Wind Energy Applications
OpenFOAM is extensively used to optimize wind turbine designs and improve their performance. It allows for detailed simulations of airflow around turbine blades and across wind farms. These simulations help identify areas of turbulence and wake effects, leading to better placement and blade design.
By modeling different environmental conditions, engineers can predict turbine behavior in various wind scenarios. This leads to increased energy capture and reduced structural loads, extending the lifespan of turbines.
Solar Energy Systems
OpenFOAM is used to analyze heat transfer and fluid flow in solar thermal collectors and photovoltaic systems. It helps optimize the design of collectors to maximize heat absorption and transfer efficiency.
Simulations can also evaluate the effects of dust, dirt, and weather conditions on solar panel performance.

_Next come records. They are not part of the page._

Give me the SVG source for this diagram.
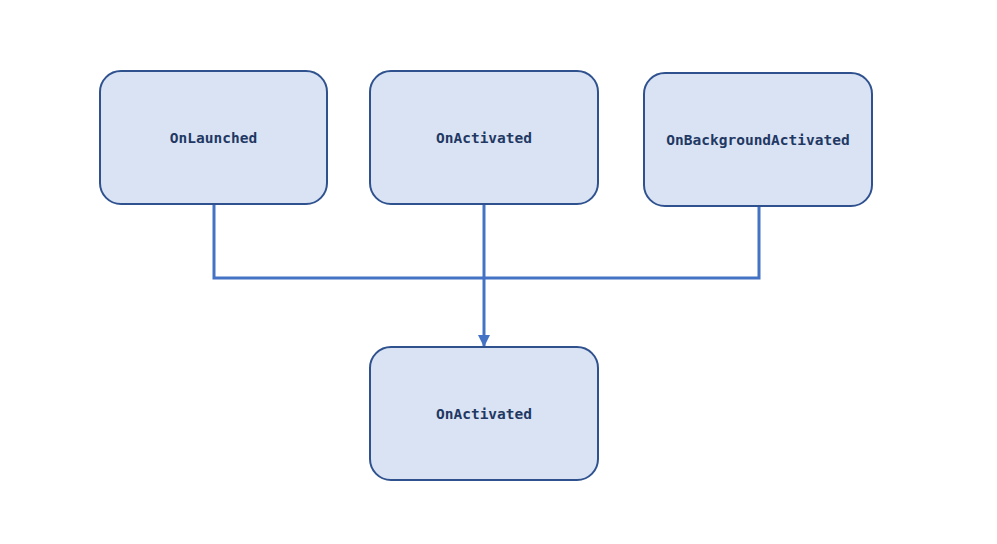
<svg xmlns="http://www.w3.org/2000/svg" width="997" height="544" viewBox="0 0 997 544">
  <style>
    .box { fill: #dae3f3; stroke: #2f528f; stroke-width: 2; }
    .lbl { font-family: "DejaVu Sans Mono", "Liberation Mono", monospace; font-weight: bold; font-size: 14.5px; fill: #1f3864; text-anchor: middle; dominant-baseline: central; }
    .wire { fill: none; stroke: #4472c4; stroke-width: 3; }
  </style>
  <defs>
    <marker id="arrow" markerWidth="12" markerHeight="12" viewBox="0 0 12 12" refX="12" refY="6" orient="auto" markerUnits="userSpaceOnUse">
      <path d="M0,0 L12,6 L0,12 Z" fill="#4472c4"/>
    </marker>
  </defs>
  <rect width="997" height="544" fill="#ffffff"/>
  <g id="connectors">
    <polyline class="wire" points="214,204 214,278 759,278 759,206"/>
    <line class="wire" x1="484" y1="204" x2="484" y2="347" marker-end="url(#arrow)"/>
  </g>
  <g id="node-onlaunched">
    <rect class="box" x="100" y="71" width="227" height="133" rx="21"/>
    <text class="lbl" x="213.5" y="137.5">OnLaunched</text>
  </g>
  <g id="node-onactivated-top">
    <rect class="box" x="370" y="71" width="228" height="133" rx="21"/>
    <text class="lbl" x="484" y="137.5">OnActivated</text>
  </g>
  <g id="node-onbackgroundactivated">
    <rect class="box" x="644" y="73" width="228" height="133" rx="21"/>
    <text class="lbl" x="758" y="139.5">OnBackgroundActivated</text>
  </g>
  <g id="node-onactivated-bottom">
    <rect class="box" x="370" y="347" width="228" height="133" rx="21"/>
    <text class="lbl" x="484" y="413.5">OnActivated</text>
  </g>
</svg>
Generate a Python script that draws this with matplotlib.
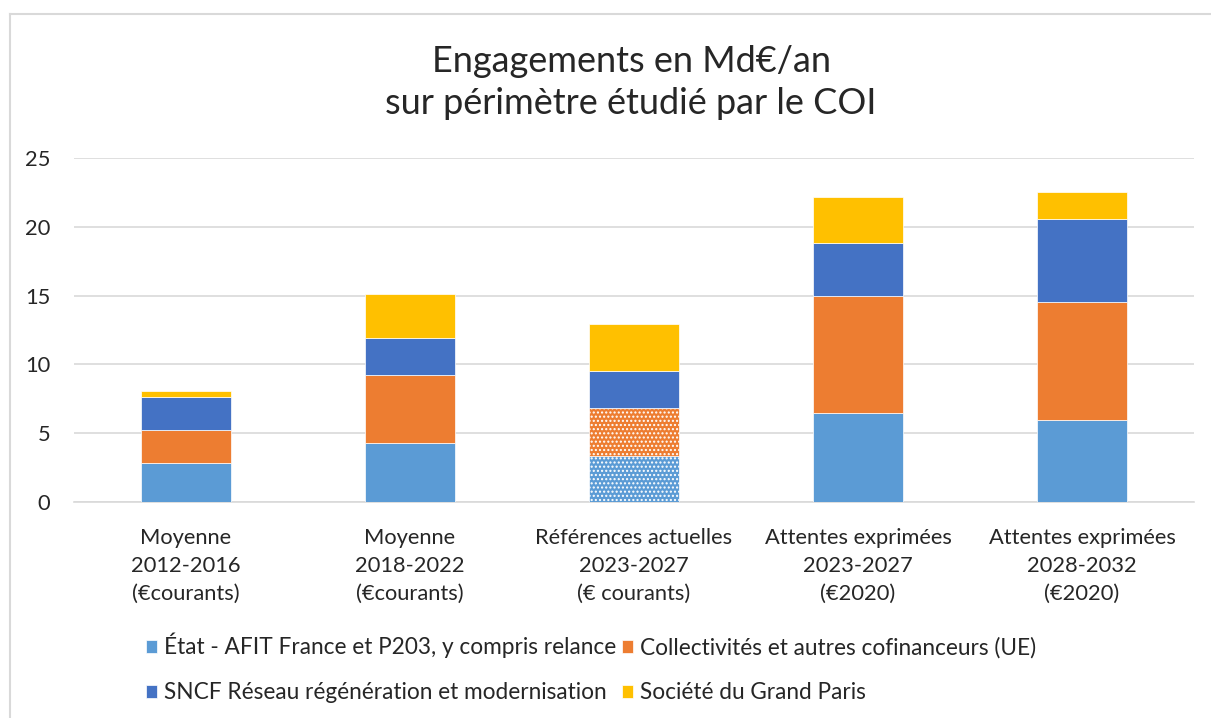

This information guides maintenance schedules and improves overall system reliability.
Hydropower and Marine Energy
In hydropower, OpenFOAM models water flow through turbines and dams, aiding in the design of more efficient turbines and spillway structures. It helps predict flow patterns and potential erosion issues.
For marine energy, such as wave and tidal power, OpenFOAM simulates the interaction between water currents and energy converters. This assists in optimizing device placement and improving energy extraction efficiency.
Environmental Impact Assessments
OpenFOAM is also used to evaluate the environmental impacts of renewable energy projects. It models pollutant dispersion, sediment transport, and ecological effects, supporting sustainable development practices.